Wright's research identified three core beliefs that he said Trump has consistently held for the better part of the last three decades and is unlikely to change much when he enters the White House. First, Trump is highly critical of America's international alliances and wants to abandon them. Second, Trump is opposed to trade agreements with other countries and "wants to use tariffs and punitive measures to remake the international economic order." And finally, Trump has a "soft spot" for authoritarian regimes, particularly Russia. "While there were many issues he has no views on and many issues he takes multiple views on, there are a few in which he's been completely consistent over time dating back three decades," Wright said. How Trump came to embrace these views remains something of a puzzle.

Taken together, these beliefs came to define Trump's isolationist foreign policy doctrine. Well into the final days of the campaign, Trump seized every opportunity, often unprompted, to drive home his three favorite foreign policy themes. He hammered NATO members as free riders; he accused China of "ripping this country" and vowed to cut more favorable trade deals; and he praised Russian President Vladimir Putin as a strong leader with whom he could do business.

Donald Trump told crowds a story in February 2016 about US Gen. John Pershing executing Muslim insurgents with bullets dipped in pigs blood. He said that during the Moro rebellion in the Philippines (1899-1913, and Pershing served as governor of the Moro Province between 1909 and 1913), Pershing caught 50 terrorists who did tremendous damage and he took the 50 terrorists and he took 50 men and dipped 50 bullets in pigs blood. You heard about that? He took 50 bullets and dipped them in pigs blood. And he has his men load up their rifles and he lined up the 50 people and they shot 49 of those people. And the 50th person, he said, you go back to your people and you tell them what happened. Its a gruesome story, and it is also not true.

From NATO and America's security alliances with Japan and South Korea to the World Trade Organization and the Paris climate agreement, a host of partnerships and accords underpinning the postwar international order are at risk of unraveling. "Security alliances are based on some degree of trust and some degree of guarantees and predictability," Michael Barnett, a professor of political science at George Washington University, said. If allies lose confidence in America's commitment to their security, "you're going to see a whole bunch of our allies begin to reconsider their alliance relationships."

Trump portrayed Japan, a long-time treaty ally of the United States, as a free-rider on security. Trump says he feels the United States is getting a raw deal from the framework of international alliances forged after World War II, including the Geneva Conventions, which he says make US troops "afraid" to fight.

He suggested that Tokyo might need nuclear weapons to ease US financial commitment to its defense anathema to the only country ever attacked by atomic bombs. Trump said it might be better if countries like Japan, South Korea and Saudi Arabia had their own nuclear weapons so they would not have to rely on the US for protection.

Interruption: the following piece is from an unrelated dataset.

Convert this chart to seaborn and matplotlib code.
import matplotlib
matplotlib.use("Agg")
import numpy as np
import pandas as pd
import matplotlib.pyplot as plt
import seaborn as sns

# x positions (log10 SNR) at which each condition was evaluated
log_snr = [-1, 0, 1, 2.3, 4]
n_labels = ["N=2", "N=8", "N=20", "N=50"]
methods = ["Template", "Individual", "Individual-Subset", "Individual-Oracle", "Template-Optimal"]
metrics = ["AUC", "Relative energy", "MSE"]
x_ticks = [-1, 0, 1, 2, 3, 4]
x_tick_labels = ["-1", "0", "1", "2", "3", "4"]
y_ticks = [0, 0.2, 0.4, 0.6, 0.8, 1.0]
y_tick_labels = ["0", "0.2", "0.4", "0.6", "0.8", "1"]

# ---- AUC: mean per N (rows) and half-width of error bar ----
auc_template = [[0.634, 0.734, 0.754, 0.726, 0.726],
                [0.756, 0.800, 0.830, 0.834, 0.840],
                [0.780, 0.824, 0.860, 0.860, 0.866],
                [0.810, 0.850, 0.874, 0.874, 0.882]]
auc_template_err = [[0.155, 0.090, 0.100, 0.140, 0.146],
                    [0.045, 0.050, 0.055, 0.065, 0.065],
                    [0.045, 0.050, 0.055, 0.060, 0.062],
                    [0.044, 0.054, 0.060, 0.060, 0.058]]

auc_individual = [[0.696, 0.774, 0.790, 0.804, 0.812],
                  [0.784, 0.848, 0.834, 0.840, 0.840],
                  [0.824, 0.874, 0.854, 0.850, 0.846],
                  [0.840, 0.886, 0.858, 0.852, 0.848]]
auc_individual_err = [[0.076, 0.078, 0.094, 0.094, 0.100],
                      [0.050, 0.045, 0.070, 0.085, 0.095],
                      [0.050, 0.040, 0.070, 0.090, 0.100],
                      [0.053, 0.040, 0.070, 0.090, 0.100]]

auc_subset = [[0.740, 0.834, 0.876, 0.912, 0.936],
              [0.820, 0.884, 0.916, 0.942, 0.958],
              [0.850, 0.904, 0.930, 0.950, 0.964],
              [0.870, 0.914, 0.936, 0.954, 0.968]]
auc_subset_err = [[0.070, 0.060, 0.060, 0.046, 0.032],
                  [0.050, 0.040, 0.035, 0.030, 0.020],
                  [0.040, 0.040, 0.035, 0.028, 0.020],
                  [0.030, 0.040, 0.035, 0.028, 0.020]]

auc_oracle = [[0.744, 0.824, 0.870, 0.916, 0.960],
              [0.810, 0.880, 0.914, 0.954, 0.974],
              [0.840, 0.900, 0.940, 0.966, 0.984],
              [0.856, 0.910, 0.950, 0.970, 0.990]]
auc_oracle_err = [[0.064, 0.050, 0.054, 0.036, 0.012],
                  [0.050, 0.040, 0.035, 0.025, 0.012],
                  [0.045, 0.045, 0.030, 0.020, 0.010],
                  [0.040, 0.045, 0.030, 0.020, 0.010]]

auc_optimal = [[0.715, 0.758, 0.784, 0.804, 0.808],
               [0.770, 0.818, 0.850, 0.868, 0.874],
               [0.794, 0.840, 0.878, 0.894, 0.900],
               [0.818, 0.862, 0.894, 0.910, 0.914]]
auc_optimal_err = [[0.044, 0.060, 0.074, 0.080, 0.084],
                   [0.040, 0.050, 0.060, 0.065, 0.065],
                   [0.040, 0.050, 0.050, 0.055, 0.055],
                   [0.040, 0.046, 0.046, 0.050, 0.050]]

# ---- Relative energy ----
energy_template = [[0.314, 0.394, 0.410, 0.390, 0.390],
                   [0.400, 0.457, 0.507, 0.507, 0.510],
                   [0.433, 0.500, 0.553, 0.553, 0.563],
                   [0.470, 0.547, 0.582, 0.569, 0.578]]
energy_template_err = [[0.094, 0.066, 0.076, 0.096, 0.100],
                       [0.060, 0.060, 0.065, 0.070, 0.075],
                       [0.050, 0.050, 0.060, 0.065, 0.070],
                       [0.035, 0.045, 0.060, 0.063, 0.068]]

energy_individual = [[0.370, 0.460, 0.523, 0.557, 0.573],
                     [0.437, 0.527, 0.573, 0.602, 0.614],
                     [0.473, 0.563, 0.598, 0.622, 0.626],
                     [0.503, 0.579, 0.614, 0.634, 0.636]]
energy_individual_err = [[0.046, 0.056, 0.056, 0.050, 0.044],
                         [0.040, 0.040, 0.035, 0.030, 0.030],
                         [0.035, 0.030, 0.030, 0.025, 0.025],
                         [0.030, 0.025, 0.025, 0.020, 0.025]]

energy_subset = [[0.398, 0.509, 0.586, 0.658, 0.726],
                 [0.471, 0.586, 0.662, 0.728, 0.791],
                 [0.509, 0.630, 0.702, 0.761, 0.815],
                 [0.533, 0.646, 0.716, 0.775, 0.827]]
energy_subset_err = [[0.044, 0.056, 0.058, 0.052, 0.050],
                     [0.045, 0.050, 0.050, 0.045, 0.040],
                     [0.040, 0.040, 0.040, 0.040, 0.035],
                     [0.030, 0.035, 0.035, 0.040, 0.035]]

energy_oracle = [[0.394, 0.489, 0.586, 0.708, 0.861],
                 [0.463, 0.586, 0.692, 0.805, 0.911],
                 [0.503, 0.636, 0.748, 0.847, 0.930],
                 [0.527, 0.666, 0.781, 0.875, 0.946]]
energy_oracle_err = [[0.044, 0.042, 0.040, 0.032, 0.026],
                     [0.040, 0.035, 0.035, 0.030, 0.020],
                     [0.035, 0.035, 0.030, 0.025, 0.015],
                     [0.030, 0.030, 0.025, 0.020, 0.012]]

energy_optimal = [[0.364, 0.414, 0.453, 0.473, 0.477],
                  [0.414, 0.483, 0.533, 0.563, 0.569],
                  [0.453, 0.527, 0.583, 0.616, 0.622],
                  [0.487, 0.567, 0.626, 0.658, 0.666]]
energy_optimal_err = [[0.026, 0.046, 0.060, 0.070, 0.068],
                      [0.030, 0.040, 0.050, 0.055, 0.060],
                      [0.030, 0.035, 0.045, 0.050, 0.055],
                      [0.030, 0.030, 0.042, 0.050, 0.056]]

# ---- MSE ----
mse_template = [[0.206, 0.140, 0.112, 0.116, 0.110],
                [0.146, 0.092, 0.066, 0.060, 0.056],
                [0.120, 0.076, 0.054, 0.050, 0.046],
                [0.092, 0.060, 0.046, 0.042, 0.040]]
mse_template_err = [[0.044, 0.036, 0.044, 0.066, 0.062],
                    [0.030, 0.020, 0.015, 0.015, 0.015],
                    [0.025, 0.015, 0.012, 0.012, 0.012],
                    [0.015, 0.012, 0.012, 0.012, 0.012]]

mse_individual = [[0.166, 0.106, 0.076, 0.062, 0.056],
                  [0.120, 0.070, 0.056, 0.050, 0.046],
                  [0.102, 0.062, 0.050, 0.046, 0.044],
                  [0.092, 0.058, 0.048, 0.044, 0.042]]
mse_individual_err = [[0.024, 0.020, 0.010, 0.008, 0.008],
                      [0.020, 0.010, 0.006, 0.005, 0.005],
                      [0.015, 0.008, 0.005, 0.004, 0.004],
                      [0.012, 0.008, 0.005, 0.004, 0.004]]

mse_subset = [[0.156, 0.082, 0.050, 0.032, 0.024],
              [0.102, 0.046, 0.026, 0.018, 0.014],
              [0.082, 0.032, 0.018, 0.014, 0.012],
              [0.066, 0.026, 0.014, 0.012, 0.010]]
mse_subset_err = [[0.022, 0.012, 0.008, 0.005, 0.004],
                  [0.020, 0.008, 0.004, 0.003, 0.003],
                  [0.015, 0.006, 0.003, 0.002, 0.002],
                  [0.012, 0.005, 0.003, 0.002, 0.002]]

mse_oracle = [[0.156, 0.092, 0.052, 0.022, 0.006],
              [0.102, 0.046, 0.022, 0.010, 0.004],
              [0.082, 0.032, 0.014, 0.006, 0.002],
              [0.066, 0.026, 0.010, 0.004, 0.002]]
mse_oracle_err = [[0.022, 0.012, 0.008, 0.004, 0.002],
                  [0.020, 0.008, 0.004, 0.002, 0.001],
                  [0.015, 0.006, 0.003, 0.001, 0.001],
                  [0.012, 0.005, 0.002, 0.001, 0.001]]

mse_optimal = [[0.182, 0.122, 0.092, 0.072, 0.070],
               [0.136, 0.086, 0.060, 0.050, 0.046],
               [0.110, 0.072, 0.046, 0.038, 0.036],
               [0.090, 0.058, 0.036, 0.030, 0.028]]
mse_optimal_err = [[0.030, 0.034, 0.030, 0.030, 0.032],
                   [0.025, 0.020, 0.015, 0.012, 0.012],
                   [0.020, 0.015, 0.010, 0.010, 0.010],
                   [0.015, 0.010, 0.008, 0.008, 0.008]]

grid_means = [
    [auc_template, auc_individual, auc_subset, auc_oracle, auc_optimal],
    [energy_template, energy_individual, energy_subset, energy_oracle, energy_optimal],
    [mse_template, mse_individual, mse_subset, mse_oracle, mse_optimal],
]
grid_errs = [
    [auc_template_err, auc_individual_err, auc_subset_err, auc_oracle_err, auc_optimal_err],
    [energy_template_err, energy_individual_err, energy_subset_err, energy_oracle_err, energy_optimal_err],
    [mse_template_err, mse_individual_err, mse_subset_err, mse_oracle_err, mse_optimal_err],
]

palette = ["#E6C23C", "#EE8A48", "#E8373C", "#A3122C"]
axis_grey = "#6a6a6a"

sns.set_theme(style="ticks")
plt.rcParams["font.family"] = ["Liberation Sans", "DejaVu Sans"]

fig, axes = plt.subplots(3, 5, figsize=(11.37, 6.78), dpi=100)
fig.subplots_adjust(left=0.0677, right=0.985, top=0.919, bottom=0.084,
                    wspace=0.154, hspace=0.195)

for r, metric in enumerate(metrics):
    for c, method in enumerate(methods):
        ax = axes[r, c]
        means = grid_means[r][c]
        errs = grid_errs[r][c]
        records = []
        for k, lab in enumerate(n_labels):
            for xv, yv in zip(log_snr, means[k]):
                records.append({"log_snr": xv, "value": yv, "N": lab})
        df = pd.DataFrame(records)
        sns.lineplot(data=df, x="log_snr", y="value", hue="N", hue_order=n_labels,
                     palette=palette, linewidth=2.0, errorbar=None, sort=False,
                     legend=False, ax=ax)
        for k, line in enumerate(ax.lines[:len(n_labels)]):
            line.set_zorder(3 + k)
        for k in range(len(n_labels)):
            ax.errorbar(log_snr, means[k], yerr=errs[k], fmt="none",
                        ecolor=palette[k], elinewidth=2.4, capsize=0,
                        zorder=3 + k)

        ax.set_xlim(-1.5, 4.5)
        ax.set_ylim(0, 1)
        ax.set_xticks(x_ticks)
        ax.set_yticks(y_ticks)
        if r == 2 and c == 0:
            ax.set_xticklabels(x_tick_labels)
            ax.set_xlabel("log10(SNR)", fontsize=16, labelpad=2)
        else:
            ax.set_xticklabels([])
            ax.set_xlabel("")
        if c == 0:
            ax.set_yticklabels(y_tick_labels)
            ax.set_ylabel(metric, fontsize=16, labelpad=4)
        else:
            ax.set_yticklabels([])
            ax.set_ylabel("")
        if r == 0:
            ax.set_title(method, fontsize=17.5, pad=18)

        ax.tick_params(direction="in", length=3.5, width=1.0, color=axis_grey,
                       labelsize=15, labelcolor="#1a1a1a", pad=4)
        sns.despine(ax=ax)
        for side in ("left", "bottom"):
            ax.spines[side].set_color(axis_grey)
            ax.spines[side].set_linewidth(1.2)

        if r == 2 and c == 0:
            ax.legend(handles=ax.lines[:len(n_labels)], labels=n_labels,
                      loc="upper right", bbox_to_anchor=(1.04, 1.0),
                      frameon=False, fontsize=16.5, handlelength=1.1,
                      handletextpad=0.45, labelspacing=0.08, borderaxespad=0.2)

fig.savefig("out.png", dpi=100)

Trumps comments belittling NATO and others about the US paying too much for Japan's and South Koreas security were not just casual remarks, but reflected passionate views he has held for decades. He has a big problem with Americas alliances in Asia and Europe and in the Middle East. And hes looking to develop closer ties to authoritarian regimes like China and Putin's Russia. So that would amount to a revolution in US foreign policy since 1941.

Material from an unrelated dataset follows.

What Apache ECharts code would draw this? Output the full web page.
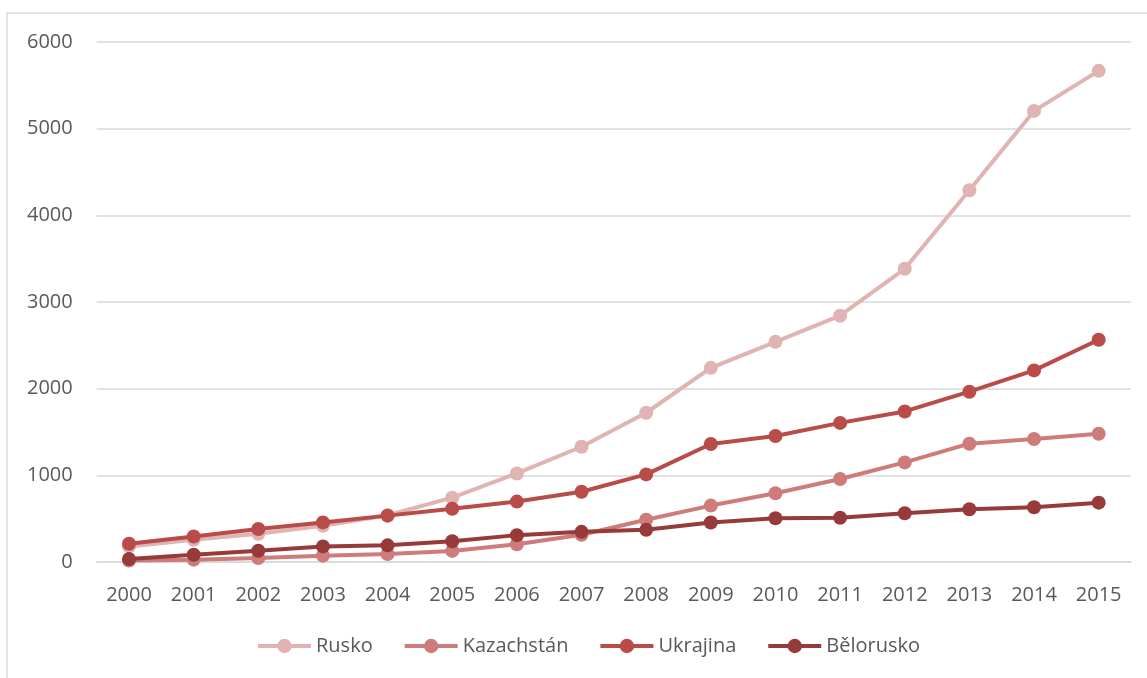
<!DOCTYPE html>
<html>
<head>
<meta charset="utf-8">
<style>
  html, body { margin: 0; padding: 0; background: #ffffff; }
  #chart { width: 1147px; height: 678px; }
</style>
<script src="https://cdn.jsdelivr.net/npm/echarts@6/dist/echarts.min.js"></script>
</head>
<body>
<div id="chart"></div>
<script>
// Years on the category axis
const years = ['2000', '2001', '2002', '2003', '2004', '2005', '2006', '2007',
               '2008', '2009', '2010', '2011', '2012', '2013', '2014', '2015'];

// Series values per year
const rusko      = [180, 257, 326, 419, 540, 742, 1022, 1330, 1722, 2240, 2540, 2842, 3383, 4290, 5205, 5667];
const kazachstan = [18, 27, 46, 73, 92, 128, 205, 314, 487, 651, 794, 957, 1149, 1365, 1419, 1480];
const ukrajina   = [211, 295, 380, 457, 535, 614, 697, 811, 1011, 1362, 1454, 1605, 1737, 1965, 2211, 2564];
const belorusko  = [35, 84, 130, 180, 192, 240, 310, 348, 371, 455, 505, 510, 563, 609, 632, 685];

const seriesNames  = ['Rusko', 'Kazachstán', 'Ukrajina', 'Bělorusko'];
const seriesData   = [rusko, kazachstan, ukrajina, belorusko];
const seriesColors = ['#dfb4b3', '#cd7c7a', '#b94b48', '#963b39'];

const FONT = '"Open Sans", "Noto Sans", sans-serif';
const TEXT_COLOR = '#595959';
const GRID_COLOR = '#d9d9d9';

const chart = echarts.init(document.getElementById('chart'), null, { renderer: 'canvas' });

chart.setOption({
  animation: false,
  backgroundColor: '#ffffff',
  textStyle: { fontFamily: FONT },
  graphic: [{
    type: 'rect',
    silent: true,
    shape: { x: 7, y: 13, width: 1200, height: 720 },
    style: { fill: 'none', stroke: GRID_COLOR, lineWidth: 1.5 },
    z: -1
  }],
  grid: { left: 96.7, right: 16, top: 42, bottom: 116, containLabel: false },
  legend: {
    top: 631,
    left: 251,
    itemWidth: 53,
    itemHeight: 18,
    itemGap: 30,
    lineStyle: { width: 4 },
    textStyle: { fontFamily: FONT, fontSize: 20, color: TEXT_COLOR },
    data: seriesNames
  },
  xAxis: {
    type: 'category',
    data: years,
    boundaryGap: true,
    axisLine: { show: true, lineStyle: { color: GRID_COLOR, width: 1.5 } },
    axisTick: { show: false },
    axisLabel: { fontFamily: FONT, fontSize: 20, color: TEXT_COLOR, margin: 23, interval: 0 }
  },
  yAxis: {
    type: 'value',
    min: 0,
    max: 6000,
    interval: 1000,
    axisLine: { show: false },
    axisTick: { show: false },
    splitLine: { lineStyle: { color: GRID_COLOR, width: 1.5 } },
    axisLabel: {
      fontFamily: FONT, fontSize: 20, color: TEXT_COLOR, margin: 24,
      formatter: (v) => String(v)
    }
  },
  series: seriesNames.map((name, i) => ({
    name: name,
    type: 'line',
    data: seriesData[i],
    symbol: 'circle',
    symbolSize: 14,
    showSymbol: true,
    color: seriesColors[i],
    lineStyle: { width: 4, color: seriesColors[i] },
    itemStyle: { color: seriesColors[i] },
    z: 2 + i
  }))
});
</script>
</body>
</html>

This central pillar of current US foreign policy is challenged. Whereas US foreign policy has treated US allies as united in an effort to defensd and spread "Western values", Trump sees the US's relationship with its allies as purely transactional: the US will help them if they help themselves, with no sense of this being part of some ideological common cause.

In May 2015 Charles and David Koch, the most significant financial backers of Republican politicians and conservative institutions in America, hosted a conference on US foreign policy. The pair had previously steered clear of foreign policy. The brothers, who hail from the libertarian wing of the Republican Party, had concentrated their efforts on domestic policy.Attendees included University of Chicago Prof. John Mearsheimer, Harvard Prof. Steve Walt, ormer US ambassador to Saudi Arabia Charles Freeman, Prof. Andrew Bacevich from Boston University and Prof. Michael Desch from Notre Dame. The conference indicated that the Koch brothers may be interested in rebuilding the American First foreign policy coalition that Charles Lindbergh led during the 1930s.

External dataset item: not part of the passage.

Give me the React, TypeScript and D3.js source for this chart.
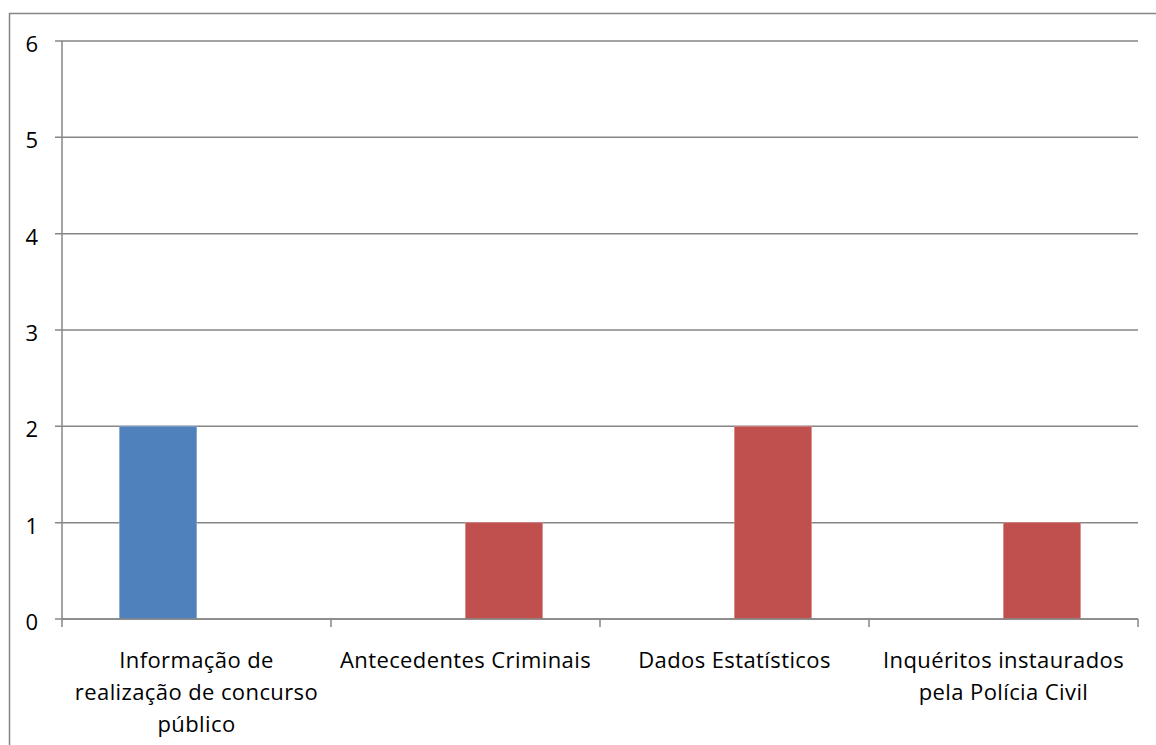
import { useEffect, useRef } from 'react';
import * as d3 from 'd3';

const categories = [
    "Informação de realização de concurso público",
    "Antecedentes Criminais",
    "Dados Estatísticos",
    "Inquéritos instaurados pela Polícia Civil",
];
const categoryLines = [
    ["Informação de", "realização de concurso", "público"],
    ["Antecedentes Criminais"],
    ["Dados Estatísticos"],
    ["Inquéritos instaurados", "pela Polícia Civil"],
];
const seriesNames = ["Série 1", "Série 2"];
const blueValues = [2, 0, 0, 0];
const redValues = [0, 1, 2, 1];
const yTicks = [0, 1, 2, 3, 4, 5, 6];

export default function App() {
    const svgRef = useRef<SVGSVGElement>(null);

    useEffect(() => {
        if (!svgRef.current) return;
        const svg = d3.select(svgRef.current);
        svg.selectAll("*").remove();

        const width = 1156;
        const height = 745;
        const left = 62;
        const right = 1138;
        const top = 41;
        const bottom = 619;
        const grey = "#868686";
        const font = "'Open Sans', sans-serif";

        // outer chart border
        svg.append("rect")
            .attr("x", 9.5).attr("y", 13.5)
            .attr("width", width).attr("height", height)
            .attr("fill", "white")
            .attr("stroke", grey).attr("stroke-width", 1.5);

        const x = d3.scaleBand().domain(categories).range([left, right]).padding(0);
        const xs = d3.scaleBand().domain(seriesNames).range([0, x.bandwidth()])
            .paddingInner(0).paddingOuter(0.75);
        const y = d3.scaleLinear().domain([0, 6]).range([bottom, top]);

        // gridlines
        svg.append("g")
            .selectAll("line")
            .data(yTicks)
            .join("line")
            .attr("x1", left - 7).attr("x2", right)
            .attr("y1", d => y(d)).attr("y2", d => y(d))
            .attr("stroke", grey).attr("stroke-width", 1.5);

        // y labels
        svg.append("g")
            .selectAll("text")
            .data(yTicks)
            .join("text")
            .attr("x", 38)
            .attr("y", d => y(d) + 2)
            .attr("text-anchor", "end")
            .attr("dominant-baseline", "central")
            .style("font-family", font)
            .style("font-size", "22px")
            .attr("fill", "black")
            .text(d => d);

        // bars
        const data = categories.map((c, i) => ({ c, values: [blueValues[i], redValues[i]] }));
        const colors = ["#4F81BD", "#C0504D"];
        const strokes = ["#7EA1CF", "#D58684"];
        svg.append("g")
            .selectAll("g")
            .data(data)
            .join("g")
            .attr("transform", d => `translate(${x(d.c)},0)`)
            .selectAll("rect")
            .data(d => d.values.map((v, i) => ({ v, s: seriesNames[i], i })).filter(e => e.v > 0))
            .join("rect")
            .attr("x", d => xs(d.s) || 0)
            .attr("width", xs.bandwidth())
            .attr("y", d => y(d.v))
            .attr("height", d => y(0) - y(d.v))
            .attr("fill", d => colors[d.i])
            .attr("stroke", d => strokes[d.i])
            .attr("stroke-width", 0.8);

        // axes lines
        svg.append("line")
            .attr("x1", left).attr("x2", left)
            .attr("y1", top).attr("y2", bottom)
            .attr("stroke", grey).attr("stroke-width", 1.5);
        svg.append("line")
            .attr("x1", left).attr("x2", right)
            .attr("y1", bottom).attr("y2", bottom)
            .attr("stroke", grey).attr("stroke-width", 1.5);

        // x ticks at category boundaries
        const bounds = categories.map(c => x(c) || 0).concat([right]);
        svg.append("g")
            .selectAll("line")
            .data(bounds)
            .join("line")
            .attr("x1", d => d).attr("x2", d => d)
            .attr("y1", bottom).attr("y2", bottom + 8)
            .attr("stroke", grey).attr("stroke-width", 1.5);

        // category labels
        svg.append("g")
            .selectAll("text")
            .data(categories)
            .join("text")
            .attr("text-anchor", "middle")
            .style("font-family", font)
            .style("font-size", "22px")
            .style("letter-spacing", "0.4px")
            .attr("fill", "black")
            .each(function (c, i) {
                const cx = (x(c) || 0) + x.bandwidth() / 2;
                d3.select(this).selectAll("tspan")
                    .data(categoryLines[i])
                    .join("tspan")
                    .attr("x", cx)
                    .attr("y", (_, j) => 668 + j * 32)
                    .text(t => t);
            });
    }, []);

    return (
        <svg ref={svgRef} width={1156} height={745}
            style={{ position: "absolute", left: 0, top: 0, background: "white" }} />
    );
}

Trump deepened his criticism 10 August 2016 of the current US administration, saying of Islamic State militants, "in many respects, you know, they honor President Obama." The US-led invasion of Iraq is seen by some as a destabilizing war that contributed to the current crisis in Syria. Some Republicans had criticized Obama and Hillary Clinton for not being aggressive enough in attacking the Islamic State group as it was seizing territory in Iraq and Syria two years ago. But no top Republican had gone so far as to accuse Obama of founding the group.

Donald Trump proposed a major expansion of the US military 07 September 2016, while at the same time suggesting that he would deploy those forces less frequently than his predecessors. Citing figures prepared by the Heritage Foundation, a conservative think tank, Trump called for a Navy with 350 ships and submarines, a Marine Corps with 36 battalions, and an Air Force with more fighter aircraft. He also called for a restoration of a 540,000-strong active duty US Army. Trump advocated a state of the art missile defense system and called for adding anti-ballistic missile technology to the Navys aging Ticonderoga-class cruisers.

Donald Trump repeated throughout his presidential campaign that he opposed the Iraq war before the March 19, 2003 invasion, often taking credit for his judgement and vision claiming he knew it would destabilize the Middle East. But there is no evidence that anyone could find that he spoke against the war before it started. Trump indicated his support for war in a radio interview with shock jock Howard Stern on 11 September 2002 a little more than six months before the war started. Stern asked Trump directly if he supported going to war with Iraq, and Trump responded, Yeah, I guess so.

Stephen Walt, the prominent critic of US military interventions, who wrote for Foreign Policys website that Trump was just about the worst salesman for an alternative foreign policy that one could possible imagine.